でも創刊号は、私にとっては、幻の1冊となってしまいました。
それが!
今回の秋号に、その創刊号も付録でついていたんですよ!
ぎゃー!!絶対買う!
もう、中身も見ないで即買いました。
ああ、嬉しい…。20年越しの願いが叶いましたです。
この当時の雰囲気は、今のカジュアルな感じとはまた違いますので、ぜひ一度見てみてください。
さてさて、私は栗原はるみさんに本当に憧れていて、子どもが産まれる前は同じ美容院に通っていたほどでした。
どうしてそんなに憧れているかというと、見た目もさることながら、考え方が素晴らしい女性だなぁと思っているからです。
つらくなって「やめようか」と相談したら、
「一年やりました、なんて誰も認めてくれないよ」と諭されました。
やめることは簡単です。
「すみません、もうやめます」。
そう言ったとしても明日から世の中回ります。
誰も他人の人生のことなど気にかけてはいない、
誰かが人生をかわってくれるわけではない。
自分の力で可能性を見出さないと。
仕事をすることなど考えてもいなかった私ですが、
いつのまにか人に認められるまでやらないと駄目だと思い始めていました。
このまま中途半端にしていると、誰も認めてくれないと気付いたのです。
仕事で一番大切なのは継続すること、
惰性ではなく楽しく続けることだと今では思っています。
(『日経ウーマン』2001年11月号『妹たちへ』より)
夫に対しては「どんなことがあっても私を守ってくれる」という安心感があります。
でもそれは一朝一夕でできた信頼感ではありません。
つらいことも、29年間の結婚生活のなかでいっぱいありました。
夫との間で、教育方針などでぶつかったこともありました。
でも、どこか価値観が一緒ならそこを大切にしようとやってきました。
お互いにいやなことは切り捨てていかないといい関係は保てないし、
相手の気持ちを無視して、「大事にしてよ」と言ってもうまくいきません。
(『日経ウーマン』2002年1月号『妹たちへ』より)
結婚して32年になりますけど、家事をする自分を楽しくしてくれるのは、やっぱり自分なんですね。
だから、人にはあまり期待しないことです。
家のことをきちんとやったからといって、ほめてくれたり、心が弾むようなことを言ってくれるだんなさんは、そうそういないでしょう。

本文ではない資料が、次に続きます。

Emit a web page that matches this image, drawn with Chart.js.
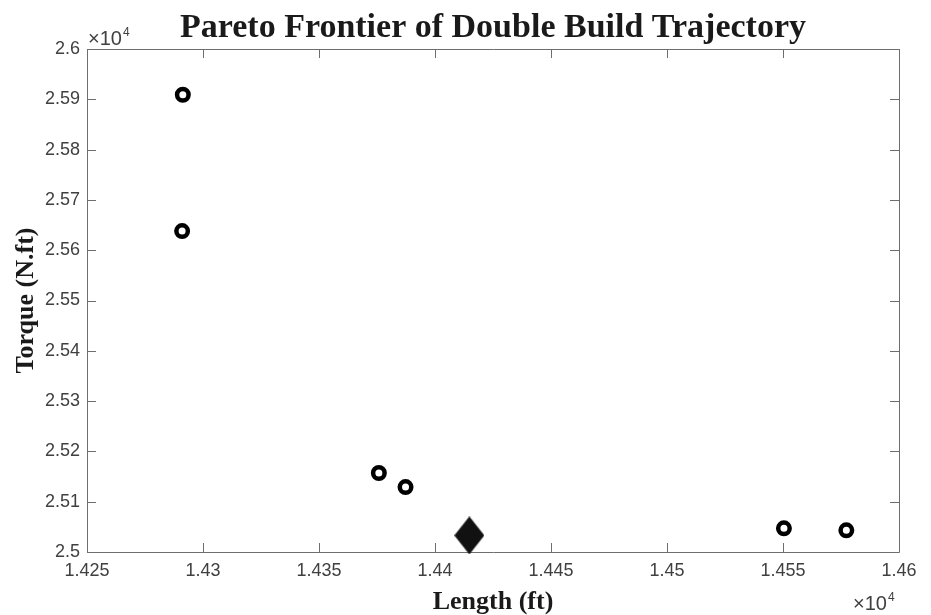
<!DOCTYPE html>
<html>
<head>
<meta charset="utf-8">
<script src="https://cdn.jsdelivr.net/npm/chart.js@4/dist/chart.umd.min.js"></script>
<style>
  html, body { margin: 0; padding: 0; background: #fff; }
  #wrap { width: 931px; height: 615px; }
</style>
</head>
<body>
<div id="wrap"><canvas id="c" width="931" height="615"></canvas></div>
<script>
// Pareto front candidates: length (ft) vs torque (N.ft)
const paretoLength = [14291.3, 14291.0, 14375.8, 14387.3, 14550.4, 14577.3];
const paretoTorque = [25909, 25638, 25157, 25129, 25047, 25043];
// Selected compromise design
const chosenLength = [14414.8];
const chosenTorque = [25033];

// Axis ticks (labels shown scaled by 10^4)
const xTicks = [14250, 14300, 14350, 14400, 14450, 14500, 14550, 14600];
const yTicks = [25000, 25100, 25200, 25300, 25400, 25500, 25600, 25700, 25800, 25900, 26000];
const tickScale = 1e4;

const AXIS_COLOR = '#6e6e6e';
const LABEL_COLOR = '#404040';
const SANS = '"Liberation Sans", Arial, sans-serif';
const SERIF = '"Liberation Serif", "Times New Roman", serif';

function fmt(v) {
  return String(Math.round((v / tickScale) * 1e6) / 1e6);
}

// Tall filled diamond used for the chosen design
function diamondMarker(w, h) {
  const cv = document.createElement('canvas');
  cv.width = w; cv.height = h;
  const g = cv.getContext('2d');
  g.fillStyle = '#111';
  g.beginPath();
  g.moveTo(w / 2, 0);
  g.lineTo(w, h / 2);
  g.lineTo(w / 2, h);
  g.lineTo(0, h / 2);
  g.closePath();
  g.fill();
  return cv;
}

// Box around the plot with inward tick marks on all four sides, plus exponent labels
const boxPlugin = {
  id: 'boxTicks',
  beforeDatasetsDraw(chart) {
    const { ctx, chartArea: a, scales } = chart;
    const xs = scales.x, ys = scales.y;
    const tl = 9;
    ctx.save();
    ctx.strokeStyle = AXIS_COLOR;
    ctx.lineWidth = 1;
    ctx.beginPath();
    ctx.rect(Math.round(a.left) + 0.5, Math.round(a.top) + 0.5,
             Math.round(a.right - a.left), Math.round(a.bottom - a.top));
    ctx.stroke();
    ctx.beginPath();
    xTicks.forEach(v => {
      const px = Math.round(xs.getPixelForValue(v)) + 0.5;
      ctx.moveTo(px, a.bottom); ctx.lineTo(px, a.bottom - tl);
      ctx.moveTo(px, a.top); ctx.lineTo(px, a.top + tl);
    });
    yTicks.forEach(v => {
      const py = Math.round(ys.getPixelForValue(v)) + 0.5;
      ctx.moveTo(a.left, py); ctx.lineTo(a.left + tl, py);
      ctx.moveTo(a.right, py); ctx.lineTo(a.right - tl, py);
    });
    ctx.stroke();

    // ×10^4 multipliers
    ctx.fillStyle = LABEL_COLOR;
    ctx.textBaseline = 'alphabetic';
    ctx.textAlign = 'left';
    const drawExp = (x, y) => {
      ctx.font = '20px ' + SANS;
      const base = '\u00d710';
      ctx.fillText(base, x, y);
      const w = ctx.measureText(base).width;
      ctx.font = '12px ' + SANS;
      ctx.fillText('4', x + w + 1, y - 9);
    };
    drawExp(a.left + 1, a.top - 4);
    drawExp(853, 610);
    ctx.restore();
  }
};

new Chart(document.getElementById('c'), {
  type: 'scatter',
  data: {
    datasets: [
      {
        label: 'Pareto front',
        data: paretoLength.map((x, i) => ({ x, y: paretoTorque[i] })),
        pointStyle: 'circle',
        pointRadius: 5.75,
        pointHoverRadius: 5.75,
        pointBorderWidth: 4.5,
        pointBorderColor: '#000',
        pointBackgroundColor: '#fff',
        clip: false
      },
      {
        label: 'Chosen design',
        data: chosenLength.map((x, i) => ({ x, y: chosenTorque[i] })),
        pointStyle: diamondMarker(30, 38),
        pointRadius: 15,
        clip: false
      }
    ]
  },
  options: {
    responsive: false,
    animation: false,
    devicePixelRatio: 1,
    layout: { padding: { left: 0, right: 32, top: 0, bottom: 0 } },
    plugins: {
      legend: { display: false },
      tooltip: { enabled: false },
      title: {
        display: true,
        fullSize: false,
        text: 'Pareto Frontier of Double Build Trajectory',
        color: '#1a1a1a',
        font: { family: SERIF, size: 34, weight: 'bold', lineHeight: 1.2 },
        padding: { top: 7.6, bottom: 0.6 }
      }
    },
    scales: {
      x: {
        type: 'linear',
        min: xTicks[0],
        max: xTicks[xTicks.length - 1],
        afterBuildTicks: s => { s.ticks = xTicks.map(v => ({ value: v })); },
        afterFit: s => { s.height = 63; },
        grid: { display: false, drawTicks: false },
        border: { display: false },
        ticks: {
          padding: 8,
          color: LABEL_COLOR,
          maxRotation: 0,
          font: { family: SANS, size: 18 },
          callback: v => fmt(v)
        },
        title: {
          display: true,
          text: 'Length (ft)',
          color: '#1a1a1a',
          font: { family: SERIF, size: 26, weight: 'bold', lineHeight: 1.0 },
          padding: { top: 0, bottom: 0 }
        }
      },
      y: {
        type: 'linear',
        min: yTicks[0],
        max: yTicks[yTicks.length - 1],
        afterBuildTicks: s => { s.ticks = yTicks.map(v => ({ value: v })); },
        afterFit: s => { s.width = 87; },
        grid: { display: false, drawTicks: false },
        border: { display: false },
        ticks: {
          padding: 7,
          color: LABEL_COLOR,
          font: { family: SANS, size: 18 },
          callback: v => fmt(v)
        },
        title: {
          display: true,
          text: 'Torque (N.ft)',
          color: '#1a1a1a',
          font: { family: SERIF, size: 26, weight: 'bold', lineHeight: 1.0 },
          padding: { top: 13, bottom: 0 }
        }
      }
    }
  },
  plugins: [boxPlugin]
});
</script>
</body>
</html>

期待してると「どうせ、ほめてもくれないし」だなんて言いたくなっちゃう。
だから、相手がどんな反応をしようと1人で楽しめるようにしておくって大切なことだと思います。
「ああ、早起きするのはイヤだな」と思っても、どうせ起きなくちゃならないんだから、何か楽しいことを見つける。
「早起きエプロン」を用意して、「このエプロンをすれば、パッとさわやかな気持ちになるのよ」と思ってしまえばいいじゃない。
要は、自分をどうやって前向きにしていくか。
そこを人に頼ってしまってはいけないと思うんですね。
(『婦人公論』2005年5月7日号『第一線の食通をうならせた“主婦”の味』より)
すごくないですか?
ご本人はご自分のことを“普通の主婦”っておっしゃってますけど、このような考え方ができる人って素晴らしいと思います。
我が家はいつもいいことばかりではありませんし、相手にムカムカすること、ひどいなって思う事、たくさんありますけど、いつもはるみさんの、「価値観が一緒ならそこを大切にしよう」という言葉が胸に浮かび、心を静めるようにしています。
(もちろん、相手も私に対して我慢していること、たくさんあると思うんですけどね。)
栗原はるみさんのように、芯の強い、しなやかな女性になりたいと、心の底から思っています。